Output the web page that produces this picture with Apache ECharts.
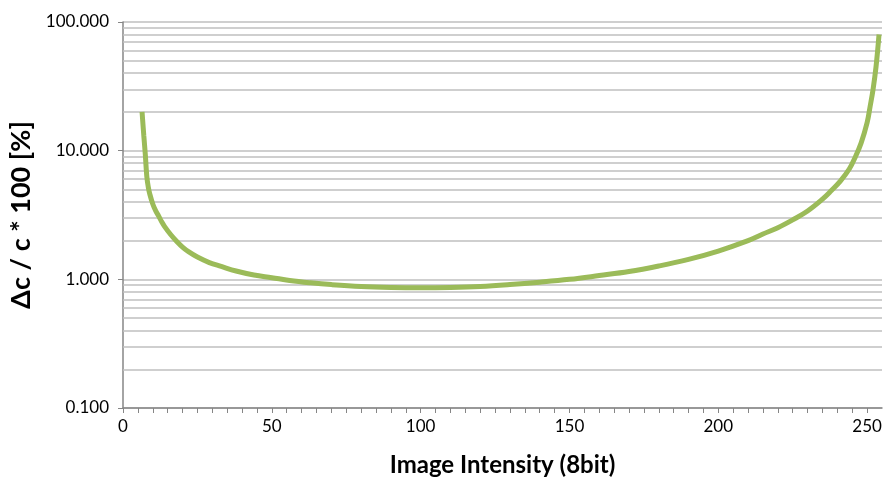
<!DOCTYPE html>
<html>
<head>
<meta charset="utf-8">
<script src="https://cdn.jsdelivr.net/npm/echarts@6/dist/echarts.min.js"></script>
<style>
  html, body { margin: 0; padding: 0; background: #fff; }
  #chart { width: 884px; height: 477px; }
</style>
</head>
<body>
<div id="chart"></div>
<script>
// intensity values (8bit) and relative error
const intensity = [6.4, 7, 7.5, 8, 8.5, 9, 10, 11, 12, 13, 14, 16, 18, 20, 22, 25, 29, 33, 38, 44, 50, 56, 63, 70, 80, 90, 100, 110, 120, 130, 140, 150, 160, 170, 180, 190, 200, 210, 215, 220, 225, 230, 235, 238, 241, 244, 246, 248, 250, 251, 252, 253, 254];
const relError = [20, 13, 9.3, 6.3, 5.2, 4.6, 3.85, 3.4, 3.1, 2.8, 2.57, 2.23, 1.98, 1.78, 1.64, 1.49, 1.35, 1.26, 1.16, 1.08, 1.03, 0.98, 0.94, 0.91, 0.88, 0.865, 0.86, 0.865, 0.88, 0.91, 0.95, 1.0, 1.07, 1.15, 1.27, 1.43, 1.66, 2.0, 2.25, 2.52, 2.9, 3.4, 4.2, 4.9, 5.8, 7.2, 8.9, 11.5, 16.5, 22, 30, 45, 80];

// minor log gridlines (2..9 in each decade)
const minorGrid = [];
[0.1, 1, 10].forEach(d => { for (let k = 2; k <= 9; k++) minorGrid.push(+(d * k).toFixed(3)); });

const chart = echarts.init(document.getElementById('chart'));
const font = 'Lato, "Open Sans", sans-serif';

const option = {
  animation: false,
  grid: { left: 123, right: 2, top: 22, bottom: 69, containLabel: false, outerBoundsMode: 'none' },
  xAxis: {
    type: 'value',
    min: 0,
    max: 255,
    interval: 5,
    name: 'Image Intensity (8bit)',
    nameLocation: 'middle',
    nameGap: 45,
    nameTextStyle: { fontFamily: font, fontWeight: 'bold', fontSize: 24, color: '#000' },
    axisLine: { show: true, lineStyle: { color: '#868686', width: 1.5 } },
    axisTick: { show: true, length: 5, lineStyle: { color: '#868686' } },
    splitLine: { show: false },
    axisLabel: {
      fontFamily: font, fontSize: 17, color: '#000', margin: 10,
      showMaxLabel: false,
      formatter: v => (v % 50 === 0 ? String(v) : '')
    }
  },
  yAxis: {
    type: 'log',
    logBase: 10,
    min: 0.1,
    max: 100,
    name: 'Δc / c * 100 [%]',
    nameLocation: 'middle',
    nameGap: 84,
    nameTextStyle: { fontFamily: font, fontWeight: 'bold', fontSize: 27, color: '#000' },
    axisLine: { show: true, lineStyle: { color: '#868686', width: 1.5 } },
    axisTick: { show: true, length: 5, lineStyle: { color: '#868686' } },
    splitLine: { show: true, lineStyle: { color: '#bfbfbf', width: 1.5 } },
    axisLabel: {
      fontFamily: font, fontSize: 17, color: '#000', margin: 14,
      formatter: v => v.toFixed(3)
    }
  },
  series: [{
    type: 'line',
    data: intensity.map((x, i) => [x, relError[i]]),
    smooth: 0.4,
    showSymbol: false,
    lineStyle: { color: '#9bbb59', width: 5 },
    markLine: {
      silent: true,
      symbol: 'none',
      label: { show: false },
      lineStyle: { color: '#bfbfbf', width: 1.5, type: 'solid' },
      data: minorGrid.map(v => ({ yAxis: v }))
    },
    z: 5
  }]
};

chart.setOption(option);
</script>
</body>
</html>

__________

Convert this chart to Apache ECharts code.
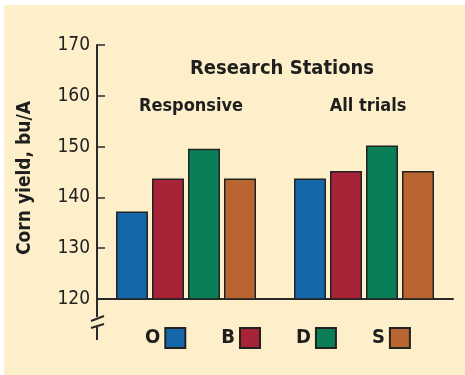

__________

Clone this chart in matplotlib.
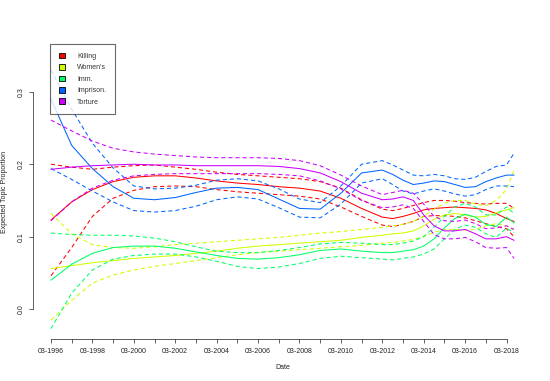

__________

■ **Instruction**
In the listing above, find the line with "Output the web" and the line with "[0.1, 1, 10].forEach(d". Copy exactly those two and every line between, without the pictures.

■ **Complete response**
Output the web page that produces this picture with Apache ECharts.
<!DOCTYPE html>
<html>
<head>
<meta charset="utf-8">
<script src="https://cdn.jsdelivr.net/npm/echarts@6/dist/echarts.min.js"></script>
<style>
  html, body { margin: 0; padding: 0; background: #fff; }
  #chart { width: 884px; height: 477px; }
</style>
</head>
<body>
<div id="chart"></div>
<script>
// intensity values (8bit) and relative error
const intensity = [6.4, 7, 7.5, 8, 8.5, 9, 10, 11, 12, 13, 14, 16, 18, 20, 22, 25, 29, 33, 38, 44, 50, 56, 63, 70, 80, 90, 100, 110, 120, 130, 140, 150, 160, 170, 180, 190, 200, 210, 215, 220, 225, 230, 235, 238, 241, 244, 246, 248, 250, 251, 252, 253, 254];
const relError = [20, 13, 9.3, 6.3, 5.2, 4.6, 3.85, 3.4, 3.1, 2.8, 2.57, 2.23, 1.98, 1.78, 1.64, 1.49, 1.35, 1.26, 1.16, 1.08, 1.03, 0.98, 0.94, 0.91, 0.88, 0.865, 0.86, 0.865, 0.88, 0.91, 0.95, 1.0, 1.07, 1.15, 1.27, 1.43, 1.66, 2.0, 2.25, 2.52, 2.9, 3.4, 4.2, 4.9, 5.8, 7.2, 8.9, 11.5, 16.5, 22, 30, 45, 80];

// minor log gridlines (2..9 in each decade)
const minorGrid = [];
[0.1, 1, 10].forEach(d => { for (let k = 2; k <= 9; k++) minorGrid.push(+(d * k).toFixed(3)); });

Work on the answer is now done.